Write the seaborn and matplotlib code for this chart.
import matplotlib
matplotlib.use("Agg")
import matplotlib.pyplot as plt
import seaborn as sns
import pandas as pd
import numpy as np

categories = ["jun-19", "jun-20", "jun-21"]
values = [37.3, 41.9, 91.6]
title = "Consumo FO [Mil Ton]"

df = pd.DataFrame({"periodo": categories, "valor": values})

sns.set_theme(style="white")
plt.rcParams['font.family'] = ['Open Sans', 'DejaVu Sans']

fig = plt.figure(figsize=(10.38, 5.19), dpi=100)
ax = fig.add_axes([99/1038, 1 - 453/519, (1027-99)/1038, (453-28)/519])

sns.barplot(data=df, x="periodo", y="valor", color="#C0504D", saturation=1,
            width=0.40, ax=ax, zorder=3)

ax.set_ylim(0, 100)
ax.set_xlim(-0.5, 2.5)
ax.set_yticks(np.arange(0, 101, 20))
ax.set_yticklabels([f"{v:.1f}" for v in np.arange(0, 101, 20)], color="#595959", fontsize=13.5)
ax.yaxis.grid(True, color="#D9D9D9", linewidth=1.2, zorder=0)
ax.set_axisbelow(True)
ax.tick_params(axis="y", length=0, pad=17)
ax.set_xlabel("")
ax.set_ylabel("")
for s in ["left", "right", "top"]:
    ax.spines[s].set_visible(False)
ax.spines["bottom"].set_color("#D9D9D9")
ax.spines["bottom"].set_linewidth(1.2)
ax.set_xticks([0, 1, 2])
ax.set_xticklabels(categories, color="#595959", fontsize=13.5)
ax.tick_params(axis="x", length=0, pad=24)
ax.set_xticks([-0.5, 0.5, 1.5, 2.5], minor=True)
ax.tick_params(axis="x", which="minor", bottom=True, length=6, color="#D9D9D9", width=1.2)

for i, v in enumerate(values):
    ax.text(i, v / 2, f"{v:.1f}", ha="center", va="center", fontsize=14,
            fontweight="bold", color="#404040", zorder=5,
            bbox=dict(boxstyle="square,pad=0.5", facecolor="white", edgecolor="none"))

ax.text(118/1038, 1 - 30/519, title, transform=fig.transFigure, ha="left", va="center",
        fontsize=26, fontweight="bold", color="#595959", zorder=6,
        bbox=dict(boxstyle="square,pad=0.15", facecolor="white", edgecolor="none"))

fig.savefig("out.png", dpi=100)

==

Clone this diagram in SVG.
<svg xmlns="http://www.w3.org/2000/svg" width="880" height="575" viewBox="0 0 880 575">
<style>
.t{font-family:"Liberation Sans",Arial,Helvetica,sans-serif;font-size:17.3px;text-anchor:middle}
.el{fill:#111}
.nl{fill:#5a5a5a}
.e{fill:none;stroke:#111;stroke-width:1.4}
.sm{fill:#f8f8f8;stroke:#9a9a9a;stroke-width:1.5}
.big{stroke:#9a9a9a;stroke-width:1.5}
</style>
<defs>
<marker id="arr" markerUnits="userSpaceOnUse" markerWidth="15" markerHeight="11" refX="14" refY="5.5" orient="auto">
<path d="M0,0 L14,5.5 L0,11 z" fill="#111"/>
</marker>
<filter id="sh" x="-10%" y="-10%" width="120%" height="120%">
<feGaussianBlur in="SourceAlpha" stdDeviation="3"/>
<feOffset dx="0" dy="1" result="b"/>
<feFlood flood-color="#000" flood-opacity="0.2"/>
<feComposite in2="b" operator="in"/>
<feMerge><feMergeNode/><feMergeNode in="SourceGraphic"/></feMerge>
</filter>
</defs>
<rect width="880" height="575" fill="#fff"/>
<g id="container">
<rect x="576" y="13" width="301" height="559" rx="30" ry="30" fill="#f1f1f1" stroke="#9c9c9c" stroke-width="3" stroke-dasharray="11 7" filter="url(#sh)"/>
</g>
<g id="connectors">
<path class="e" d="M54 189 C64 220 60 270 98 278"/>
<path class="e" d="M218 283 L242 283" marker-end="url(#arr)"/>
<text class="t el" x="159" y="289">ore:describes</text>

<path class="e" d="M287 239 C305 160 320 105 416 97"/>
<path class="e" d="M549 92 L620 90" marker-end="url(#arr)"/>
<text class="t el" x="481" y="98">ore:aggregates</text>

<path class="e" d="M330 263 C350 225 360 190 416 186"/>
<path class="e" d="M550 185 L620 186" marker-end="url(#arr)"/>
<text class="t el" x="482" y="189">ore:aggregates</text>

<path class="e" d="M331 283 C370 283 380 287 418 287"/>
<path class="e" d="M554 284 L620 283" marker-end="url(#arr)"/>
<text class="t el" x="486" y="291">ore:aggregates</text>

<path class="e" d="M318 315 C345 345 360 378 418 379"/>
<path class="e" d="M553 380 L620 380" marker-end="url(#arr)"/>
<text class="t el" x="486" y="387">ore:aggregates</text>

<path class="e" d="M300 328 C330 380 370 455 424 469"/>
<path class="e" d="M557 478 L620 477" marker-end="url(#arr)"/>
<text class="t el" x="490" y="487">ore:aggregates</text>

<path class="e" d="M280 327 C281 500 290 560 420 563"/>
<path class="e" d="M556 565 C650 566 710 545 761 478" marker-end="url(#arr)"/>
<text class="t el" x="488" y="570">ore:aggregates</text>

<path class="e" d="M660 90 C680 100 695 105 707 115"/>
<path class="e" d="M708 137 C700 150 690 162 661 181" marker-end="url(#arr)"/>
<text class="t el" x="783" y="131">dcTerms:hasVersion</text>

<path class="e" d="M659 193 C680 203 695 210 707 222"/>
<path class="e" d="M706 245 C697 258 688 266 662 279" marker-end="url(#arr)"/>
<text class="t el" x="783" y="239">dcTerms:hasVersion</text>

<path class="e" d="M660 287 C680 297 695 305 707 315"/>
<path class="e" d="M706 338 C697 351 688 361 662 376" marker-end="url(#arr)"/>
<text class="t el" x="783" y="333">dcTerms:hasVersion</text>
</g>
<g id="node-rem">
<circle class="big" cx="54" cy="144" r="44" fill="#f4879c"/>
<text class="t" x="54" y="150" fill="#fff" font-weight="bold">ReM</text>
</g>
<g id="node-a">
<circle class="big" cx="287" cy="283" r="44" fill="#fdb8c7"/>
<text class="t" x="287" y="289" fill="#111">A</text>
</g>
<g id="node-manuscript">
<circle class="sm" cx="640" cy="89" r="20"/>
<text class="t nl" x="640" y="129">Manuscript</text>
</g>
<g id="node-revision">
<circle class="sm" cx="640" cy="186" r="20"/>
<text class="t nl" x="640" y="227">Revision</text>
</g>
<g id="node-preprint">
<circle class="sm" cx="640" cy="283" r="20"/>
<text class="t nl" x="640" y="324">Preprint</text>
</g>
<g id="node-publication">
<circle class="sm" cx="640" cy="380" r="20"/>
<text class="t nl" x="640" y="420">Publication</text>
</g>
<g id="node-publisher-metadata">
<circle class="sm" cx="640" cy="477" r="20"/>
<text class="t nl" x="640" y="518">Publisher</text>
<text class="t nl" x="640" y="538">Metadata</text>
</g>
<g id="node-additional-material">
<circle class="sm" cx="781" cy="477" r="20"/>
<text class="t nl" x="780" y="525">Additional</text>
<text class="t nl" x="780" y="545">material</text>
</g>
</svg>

# [Problem requirements]
Copy out exactly the lines from the one with "Write the seaborn" through the one with "ax = fig.add_axes([99/1038, 1", counting both ends, and no other lines.

# [Answer to the task]
Write the seaborn and matplotlib code for this chart.
import matplotlib
matplotlib.use("Agg")
import matplotlib.pyplot as plt
import seaborn as sns
import pandas as pd
import numpy as np

categories = ["jun-19", "jun-20", "jun-21"]
values = [37.3, 41.9, 91.6]
title = "Consumo FO [Mil Ton]"

df = pd.DataFrame({"periodo": categories, "valor": values})

sns.set_theme(style="white")
plt.rcParams['font.family'] = ['Open Sans', 'DejaVu Sans']

fig = plt.figure(figsize=(10.38, 5.19), dpi=100)
ax = fig.add_axes([99/1038, 1 - 453/519, (1027-99)/1038, (453-28)/519])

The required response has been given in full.